Retrait des troupes françaises (Rwanda)
Q. : Je voudrais qu'on parle un petit peu du Rwanda. Édouard Balladur a dit que la France n'avait pas l'intention de prolonger le délai au-delà du 22 août. Est-ce que cela veut dire que dès lundi prochain, il n'y aura plus aucun soldat de l'opération « Turquoise » en zone humanitaire sûre.
R. : Mais pour qu'il y en ait, il faudrait qu'il y ait un débat, puis un vote au conseil de sécurité. Nous n'y sommes que parce qu'il y a un mandat de l'Organisation des Nations Unies. Que signifierait la présence de soldats français dans un pays étranger contre l'avis et la volonté du gouvernement de ce pays et sans mandat international ? En passant, cela ne nous est jamais arrivé d'ailleurs. Donc, il faudrait que ces conditions-là fussent réunies, si nous voulions rester. Alors, nous avons fixé cette date, quand je dis nous, la communauté internationale a fixé cette date du 21 août au soir, et nous la respectons. Voilà la situation.

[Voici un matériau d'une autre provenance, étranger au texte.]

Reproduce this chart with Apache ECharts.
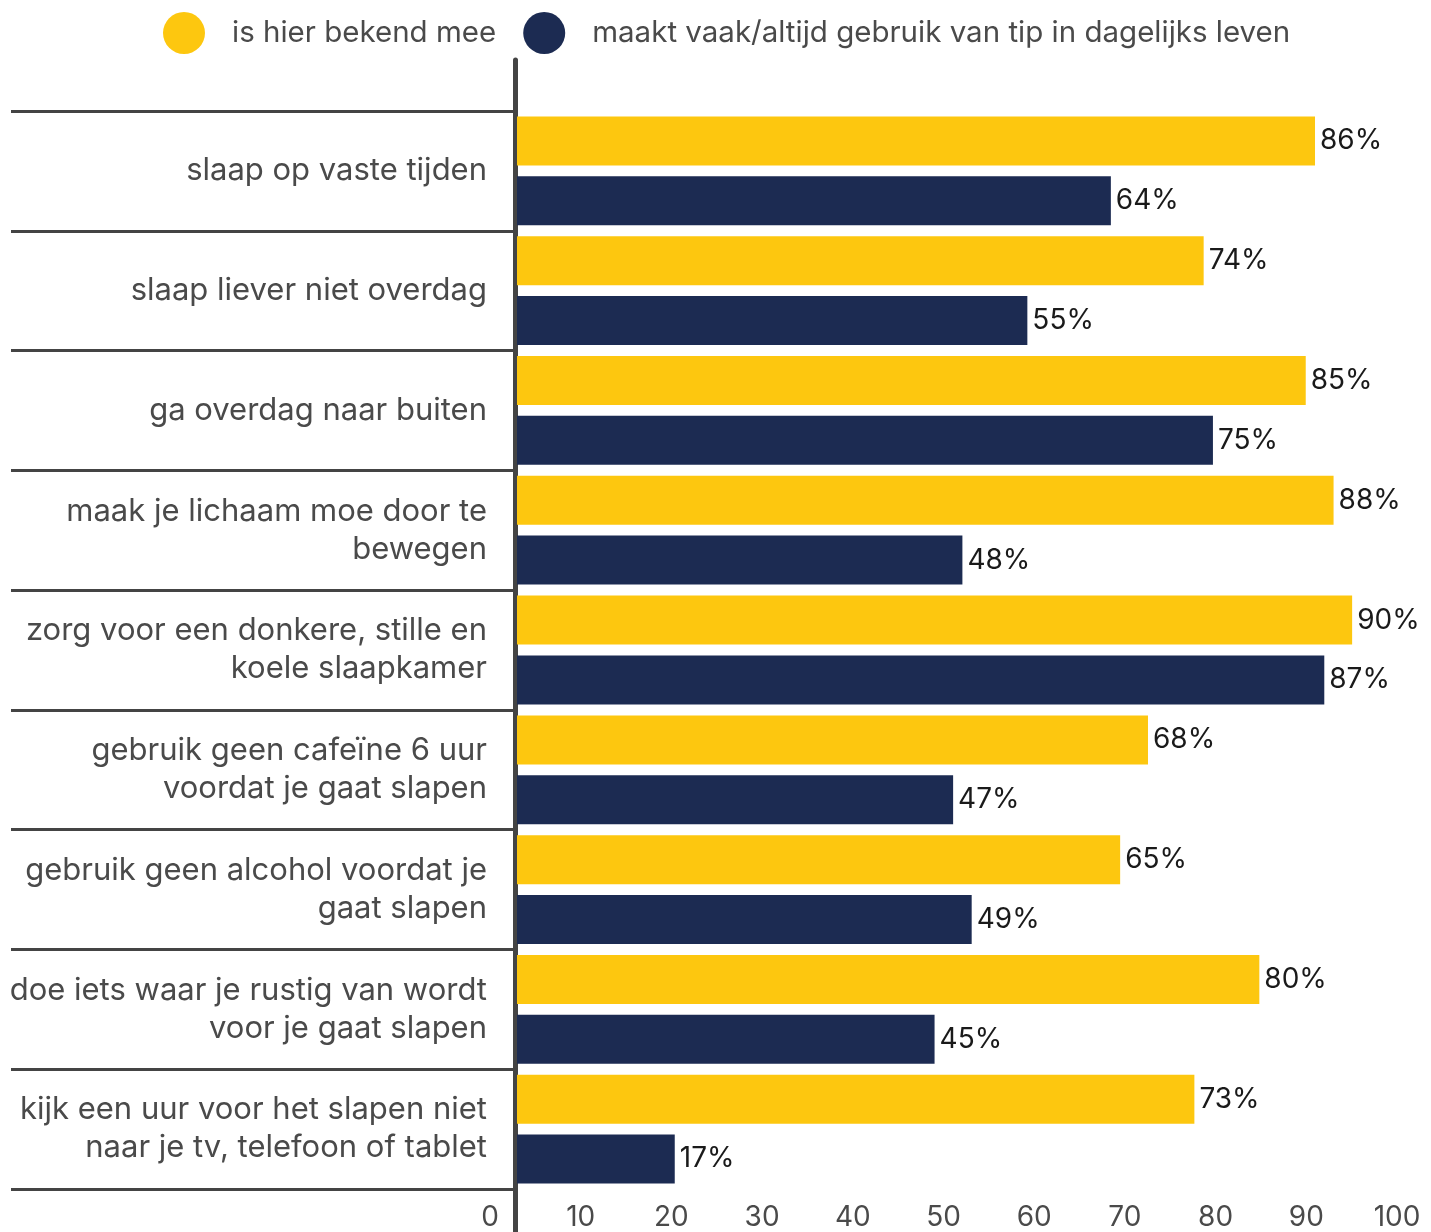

Il n'y a pas actuellement ni mandat de l'ONU nous permettant de rester un jour de plus, ni volonté du gouvernement de Kigali de nous accepter sur son territoire, c'est le territoire d'un pays étranger avec un gouvernement.
Europe/Rwanda
Q. : Est-ce que vous partagez le sentiment d'Édouard Balladur quand il dit : « L'Europe n'a pas fait suffisamment la preuve de son existence et de son efficacité » sur ce dossier ?

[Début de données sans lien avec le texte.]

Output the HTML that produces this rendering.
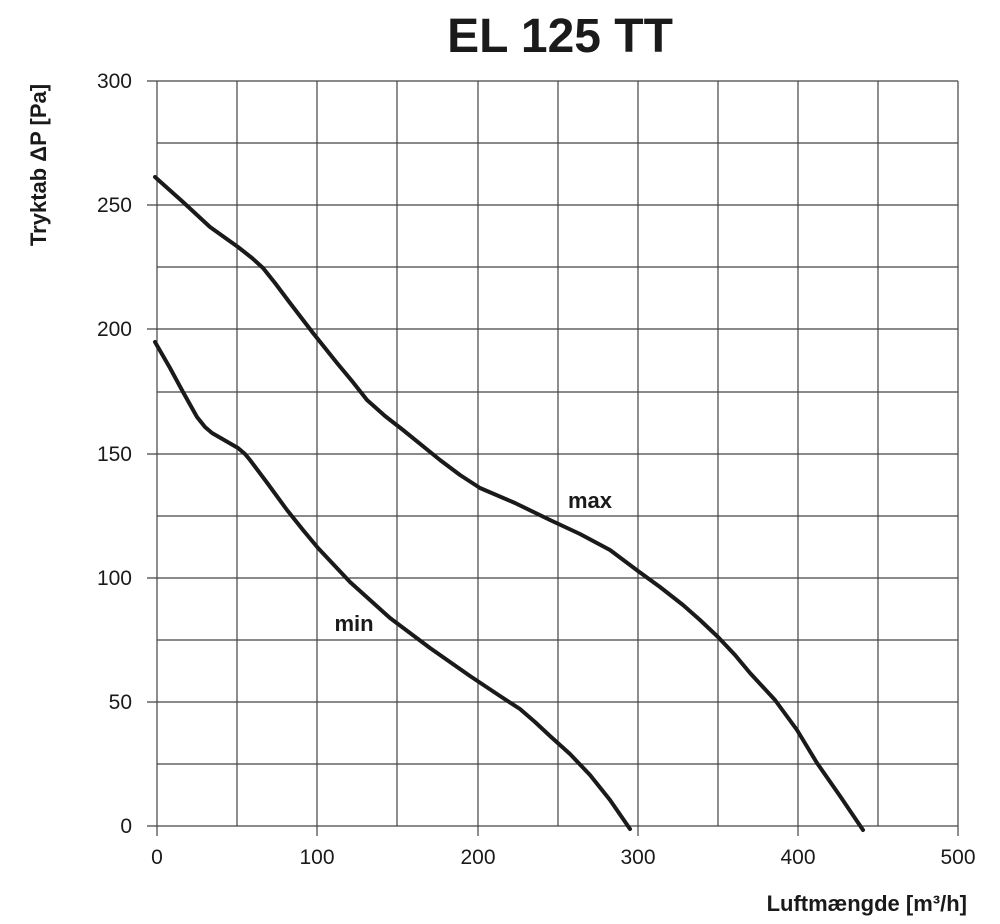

R. : Je partage la déception de beaucoup d'Européens convaincus comme le Premier ministre, comme c'est le cas du Premier ministre. Car nous avons bien sûr été les premiers, vous le savez, dans un flot de critiques d'ailleurs considérable. Nous avons agi avec une rapidité qu'aucun autre pays européen n'est en mesure de démontrer, avec une projection de 8 500 hommes à plus de 8 000 kilomètres de notre territoire national. C'est donc quelque chose de très fort pour nous. Et malheureusement après, ni sur le plan politique, ni sur le plan humanitaire, ni hélas sur le plan militaire, nous n'avons été suivis. Je le regrette. Je le regrette, je crois que c'est un avertissement pour l'Europe. Si elle n'est pas en mesure demain d'assurer soit des actions de cette nature, l'humanitaire, soit des actions de maintien de la paix, soit tout simplement des actions de type militaire, si c'était son intérêt ou ses besoins, eh bien alors elle perdrait une grande part de son identité et de sa réalité. Et c'est dommage. Il faut bien que les rôles des Européens en soient conscients, il n'y a pas de continent comme le nôtre qui essaye de s'organiser sur le plan économique et politique qui ne puisse s'organiser en même temps sur le plan militaire, sinon ce serait un échec.